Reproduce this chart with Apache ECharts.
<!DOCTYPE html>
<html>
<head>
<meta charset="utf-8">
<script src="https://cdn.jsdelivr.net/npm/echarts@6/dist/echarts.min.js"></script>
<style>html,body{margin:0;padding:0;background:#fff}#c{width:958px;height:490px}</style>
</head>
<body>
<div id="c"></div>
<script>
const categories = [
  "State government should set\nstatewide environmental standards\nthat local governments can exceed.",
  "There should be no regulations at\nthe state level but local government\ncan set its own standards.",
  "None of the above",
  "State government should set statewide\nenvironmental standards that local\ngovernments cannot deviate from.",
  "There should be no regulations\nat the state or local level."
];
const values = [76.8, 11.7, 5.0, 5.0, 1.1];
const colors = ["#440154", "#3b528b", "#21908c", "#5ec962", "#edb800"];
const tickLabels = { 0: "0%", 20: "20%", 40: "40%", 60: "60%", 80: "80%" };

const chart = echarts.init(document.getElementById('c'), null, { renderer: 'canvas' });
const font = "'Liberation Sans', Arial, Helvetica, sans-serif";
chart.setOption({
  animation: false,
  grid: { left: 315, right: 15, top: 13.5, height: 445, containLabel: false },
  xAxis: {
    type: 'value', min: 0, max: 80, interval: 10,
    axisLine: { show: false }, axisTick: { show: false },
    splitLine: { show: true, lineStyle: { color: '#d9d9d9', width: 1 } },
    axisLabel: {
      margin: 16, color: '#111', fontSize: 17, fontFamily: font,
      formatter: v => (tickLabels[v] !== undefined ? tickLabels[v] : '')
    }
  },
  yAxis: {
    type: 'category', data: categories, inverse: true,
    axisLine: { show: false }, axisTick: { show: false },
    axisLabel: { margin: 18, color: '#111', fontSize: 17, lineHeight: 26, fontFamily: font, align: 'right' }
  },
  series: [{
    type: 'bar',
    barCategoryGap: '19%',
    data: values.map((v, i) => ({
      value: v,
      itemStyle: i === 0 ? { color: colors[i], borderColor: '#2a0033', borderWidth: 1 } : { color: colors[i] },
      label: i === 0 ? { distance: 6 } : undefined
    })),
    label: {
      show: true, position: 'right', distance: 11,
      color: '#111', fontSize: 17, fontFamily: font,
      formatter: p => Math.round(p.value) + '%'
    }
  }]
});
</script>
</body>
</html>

WHAT TO WORK ON:
Repeat the listing above without any change.

FINAL ANSWER:
Reproduce this chart with Apache ECharts.
<!DOCTYPE html>
<html>
<head>
<meta charset="utf-8">
<script src="https://cdn.jsdelivr.net/npm/echarts@6/dist/echarts.min.js"></script>
<style>html,body{margin:0;padding:0;background:#fff}#c{width:958px;height:490px}</style>
</head>
<body>
<div id="c"></div>
<script>
const categories = [
  "State government should set\nstatewide environmental standards\nthat local governments can exceed.",
  "There should be no regulations at\nthe state level but local government\ncan set its own standards.",
  "None of the above",
  "State government should set statewide\nenvironmental standards that local\ngovernments cannot deviate from.",
  "There should be no regulations\nat the state or local level."
];
const values = [76.8, 11.7, 5.0, 5.0, 1.1];
const colors = ["#440154", "#3b528b", "#21908c", "#5ec962", "#edb800"];
const tickLabels = { 0: "0%", 20: "20%", 40: "40%", 60: "60%", 80: "80%" };

const chart = echarts.init(document.getElementById('c'), null, { renderer: 'canvas' });
const font = "'Liberation Sans', Arial, Helvetica, sans-serif";
chart.setOption({
  animation: false,
  grid: { left: 315, right: 15, top: 13.5, height: 445, containLabel: false },
  xAxis: {
    type: 'value', min: 0, max: 80, interval: 10,
    axisLine: { show: false }, axisTick: { show: false },
    splitLine: { show: true, lineStyle: { color: '#d9d9d9', width: 1 } },
    axisLabel: {
      margin: 16, color: '#111', fontSize: 17, fontFamily: font,
      formatter: v => (tickLabels[v] !== undefined ? tickLabels[v] : '')
    }
  },
  yAxis: {
    type: 'category', data: categories, inverse: true,
    axisLine: { show: false }, axisTick: { show: false },
    axisLabel: { margin: 18, color: '#111', fontSize: 17, lineHeight: 26, fontFamily: font, align: 'right' }
  },
  series: [{
    type: 'bar',
    barCategoryGap: '19%',
    data: values.map((v, i) => ({
      value: v,
      itemStyle: i === 0 ? { color: colors[i], borderColor: '#2a0033', borderWidth: 1 } : { color: colors[i] },
      label: i === 0 ? { distance: 6 } : undefined
    })),
    label: {
      show: true, position: 'right', distance: 11,
      color: '#111', fontSize: 17, fontFamily: font,
      formatter: p => Math.round(p.value) + '%'
    }
  }]
});
</script>
</body>
</html>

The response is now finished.